Reputation: 162
I am trying to oneHotEncode the categorical variables of my Pandas dataframe, which includes both categorical and continues variables. I realise this can be done easily with the pandas .get_dummies() function, but I need to use a pipeline so I can generate a PMML-file later on.
This is the code to create a mapper. The categorical variables I would like to encode are stored in a list called 'dummies'.
from sklearn_pandas import DataFrameMapper
from sklearn.preprocessing import OneHotEncoder
from sklearn.preprocessing import LabelEncoder
mapper = DataFrameMapper(
[(d, LabelEncoder()) for d in dummies] +
[(d, OneHotEncoder()) for d in dummies]
)
And this is the code to create a pipeline, including the mapper and linear regression.
from sklearn2pmml import PMMLPipeline
from sklearn.linear_model import LinearRegression
lm = PMMLPipeline([("mapper", mapper),
("regressor", LinearRegression())])
When I now try to fit (with 'features' being a dataframe, and 'targets' a series), it gives an error 'could not convert string to float'.
lm.fit(features, targets)
Upvotes: 14
Views: 26337
Reputation: 698
LabelEncoder
and LabelBinarizer
are intended for encoding/binarizing the target (label) of your data, i.e. the y
vector. Of course they do more or less the same thing as OneHotEncoder
, the main difference being the Label preprocessing steps don't accept matrices, only 1-D vectors.
example = pd.DataFrame({'x':np.arange(2,14,2),
'cat1':['A','B','A','B','C','A'],
'cat2':['p','q','w','p','q','w']})
dummies = ['cat1', 'cat2']
x cat1 cat2
0 2 A p
1 4 B q
2 6 A w
3 8 B p
4 10 C q
5 12 A w
As an example, LabelEncoder().fit_transform(example['cat1'])
works, but LabelEncoder().fit_transform(example[dummies])
throws a ValueError
exception.
In contrast, OneHotEncoder
accepts multiple columns:
from sklearn.preprocessing import OneHotEncoder
OneHotEncoder().fit_transform(example[dummies])
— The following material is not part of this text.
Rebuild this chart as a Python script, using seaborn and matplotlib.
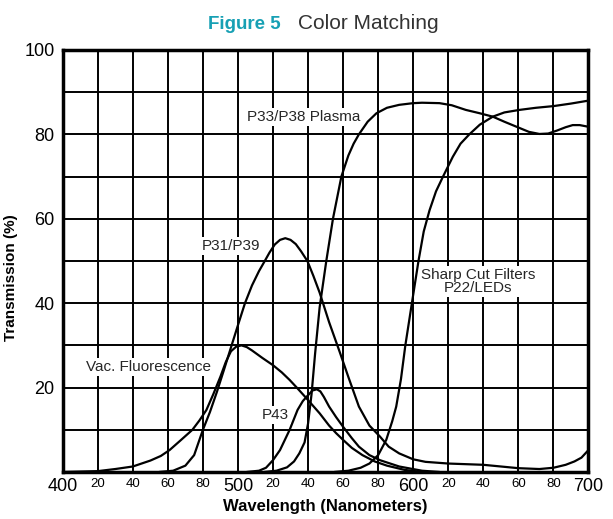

<6x6 sparse matrix of type '<class 'numpy.float64'>'
with 12 stored elements in Compressed Sparse Row format>
This can be incorporated into a pipeline using a ColumnTransformer
, passing through (or alternatively applying different transformations to) the other columns :
from sklearn.compose import ColumnTransformer
ct = ColumnTransformer([('encode_cats', OneHotEncoder(), dummies),],
remainder='passthrough')
pd.DataFrame(ct.fit_transform(example), columns = ct.get_feature_names_out())
encode_cats__cat1_A encode_cats__cat1_B ... encode_cats__cat2_w remainder__x
0 1.0 0.0 ... 0.0 2.0
1 0.0 1.0 ... 0.0 4.0
2 1.0 0.0 ... 1.0 6.0
3 0.0 1.0 ... 0.0 8.0
4 0.0 0.0 ... 0.0 10.0
5 1.0 0.0 ... 1.0 12.0
Finally, slot this into a pipeline:
from sklearn.pipeline import Pipeline
Pipeline([('preprocessing', ct),
('regressor', LinearRegression())])
Upvotes: 4
Reputation: 7195
OneHotEncoder
doesn't support string features, and with [(d, OneHotEncoder()) for d in dummies]
you are applying it to all dummies columns. Use LabelBinarizer
instead:
mapper = DataFrameMapper(
[(d, LabelBinarizer()) for d in dummies]
)
An alternative would be to use the LabelEncoder
with a second OneHotEncoder
step.
mapper = DataFrameMapper(
[(d, LabelEncoder()) for d in dummies]
)
lm = PMMLPipeline([("mapper", mapper),
("onehot", OneHotEncoder()),
("regressor", LinearRegression())])
Upvotes: 9